Thavivelball Thavivelball - 2 months ago 6
Python Question

Speed up a list operation using threads in python

I have a huge list of proxies (70k) and I have this script:

entries = open("proxy.txt").readlines()
proxiesp = [x.strip().split(":") for x in entries]
proxies = []
for x in proxiesp:
x = tuple(x)
proxies.append(x)
set(proxies)


And the operation of set(proxies) so the duplicates removing, is really slow. Is there a way to speed up this using threads?

Answer

No, threading won't speed this up, for three reasons:

  1. The Python GIL prevents Python code from being executed in parallel; threads executing Python code can only be run concurrently. For the same amount of CPU work, the same amount of time or more is required.

  2. To be able to add to the same datastructure from multiple threads, you'd have to add locking, slowing down threading more.

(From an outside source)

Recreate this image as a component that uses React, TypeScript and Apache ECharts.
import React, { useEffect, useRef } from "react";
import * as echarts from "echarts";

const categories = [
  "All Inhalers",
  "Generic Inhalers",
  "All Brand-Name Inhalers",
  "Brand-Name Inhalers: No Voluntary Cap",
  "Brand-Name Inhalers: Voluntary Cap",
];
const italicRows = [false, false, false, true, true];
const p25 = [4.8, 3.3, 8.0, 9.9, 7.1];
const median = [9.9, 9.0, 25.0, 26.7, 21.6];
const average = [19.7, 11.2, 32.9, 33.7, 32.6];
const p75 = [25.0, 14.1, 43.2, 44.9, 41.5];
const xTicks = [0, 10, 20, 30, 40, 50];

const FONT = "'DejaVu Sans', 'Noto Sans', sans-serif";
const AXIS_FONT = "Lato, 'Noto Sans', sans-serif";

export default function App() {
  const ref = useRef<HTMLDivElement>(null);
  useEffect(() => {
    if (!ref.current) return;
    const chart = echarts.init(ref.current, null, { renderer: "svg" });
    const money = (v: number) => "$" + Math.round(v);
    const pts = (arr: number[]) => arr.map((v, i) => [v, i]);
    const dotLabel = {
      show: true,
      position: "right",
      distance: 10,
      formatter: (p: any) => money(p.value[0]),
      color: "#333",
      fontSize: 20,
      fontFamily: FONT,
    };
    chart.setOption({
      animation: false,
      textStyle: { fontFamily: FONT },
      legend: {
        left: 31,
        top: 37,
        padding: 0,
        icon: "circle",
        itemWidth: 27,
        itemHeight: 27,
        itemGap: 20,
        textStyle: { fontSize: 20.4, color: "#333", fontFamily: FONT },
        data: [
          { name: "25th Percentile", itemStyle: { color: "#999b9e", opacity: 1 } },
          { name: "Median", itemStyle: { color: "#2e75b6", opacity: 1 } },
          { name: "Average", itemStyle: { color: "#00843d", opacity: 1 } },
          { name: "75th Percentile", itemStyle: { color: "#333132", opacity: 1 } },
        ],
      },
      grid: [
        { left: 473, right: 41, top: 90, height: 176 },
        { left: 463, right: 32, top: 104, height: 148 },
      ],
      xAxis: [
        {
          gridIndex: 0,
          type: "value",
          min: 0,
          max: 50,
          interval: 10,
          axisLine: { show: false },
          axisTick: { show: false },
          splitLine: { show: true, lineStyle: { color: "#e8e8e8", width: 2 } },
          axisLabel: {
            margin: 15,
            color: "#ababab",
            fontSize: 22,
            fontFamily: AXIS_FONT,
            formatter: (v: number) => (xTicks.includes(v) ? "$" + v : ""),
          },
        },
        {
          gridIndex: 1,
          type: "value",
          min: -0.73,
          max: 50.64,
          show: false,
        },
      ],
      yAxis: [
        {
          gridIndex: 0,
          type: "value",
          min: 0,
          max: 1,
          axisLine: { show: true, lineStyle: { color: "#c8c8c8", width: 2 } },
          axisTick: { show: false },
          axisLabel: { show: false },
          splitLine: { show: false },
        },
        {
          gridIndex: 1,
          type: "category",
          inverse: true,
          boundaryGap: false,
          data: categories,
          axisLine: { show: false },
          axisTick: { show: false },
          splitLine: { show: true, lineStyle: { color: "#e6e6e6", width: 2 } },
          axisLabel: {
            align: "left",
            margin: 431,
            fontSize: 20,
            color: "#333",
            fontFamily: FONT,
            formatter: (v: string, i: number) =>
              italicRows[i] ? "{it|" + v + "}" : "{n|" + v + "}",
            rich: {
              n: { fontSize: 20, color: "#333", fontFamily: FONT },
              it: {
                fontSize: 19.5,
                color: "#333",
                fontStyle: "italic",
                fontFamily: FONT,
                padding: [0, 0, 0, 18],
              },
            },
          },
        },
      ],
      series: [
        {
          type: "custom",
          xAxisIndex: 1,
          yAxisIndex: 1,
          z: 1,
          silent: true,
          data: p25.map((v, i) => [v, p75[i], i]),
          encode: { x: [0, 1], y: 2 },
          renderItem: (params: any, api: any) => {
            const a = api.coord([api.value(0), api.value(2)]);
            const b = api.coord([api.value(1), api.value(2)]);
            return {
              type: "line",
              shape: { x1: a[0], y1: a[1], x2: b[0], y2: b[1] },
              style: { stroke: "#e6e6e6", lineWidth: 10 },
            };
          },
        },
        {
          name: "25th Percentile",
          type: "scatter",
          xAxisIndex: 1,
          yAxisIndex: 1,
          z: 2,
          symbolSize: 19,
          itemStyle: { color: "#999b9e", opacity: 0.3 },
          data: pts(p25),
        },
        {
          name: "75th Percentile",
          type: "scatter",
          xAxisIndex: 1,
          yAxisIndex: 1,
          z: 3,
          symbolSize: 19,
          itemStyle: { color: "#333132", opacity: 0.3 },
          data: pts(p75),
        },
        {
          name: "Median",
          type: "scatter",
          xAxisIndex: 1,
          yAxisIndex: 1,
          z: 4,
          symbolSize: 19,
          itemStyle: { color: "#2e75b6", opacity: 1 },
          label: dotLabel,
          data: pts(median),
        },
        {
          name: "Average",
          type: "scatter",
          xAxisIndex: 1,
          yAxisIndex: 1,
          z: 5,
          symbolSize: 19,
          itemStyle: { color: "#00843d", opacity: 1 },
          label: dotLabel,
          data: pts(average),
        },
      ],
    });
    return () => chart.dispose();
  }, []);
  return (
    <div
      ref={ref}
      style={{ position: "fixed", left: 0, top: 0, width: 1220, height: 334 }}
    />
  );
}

  3. Your code is slow because it is wasting cycles, because you are recreating the set object each iteration and then discarding it again. This is sucking up all the time as proxies continues to grow, so in the end you created sets for each size of proxies, from length 1 all the way up to length 70k, approaching 5 million steps to throw away 70k sets.

You should produce the set once. You can do so in a set comprehension:

with open('proxy.txt') as f:
    proxies = {tuple(line.strip().split(':')) for line in f}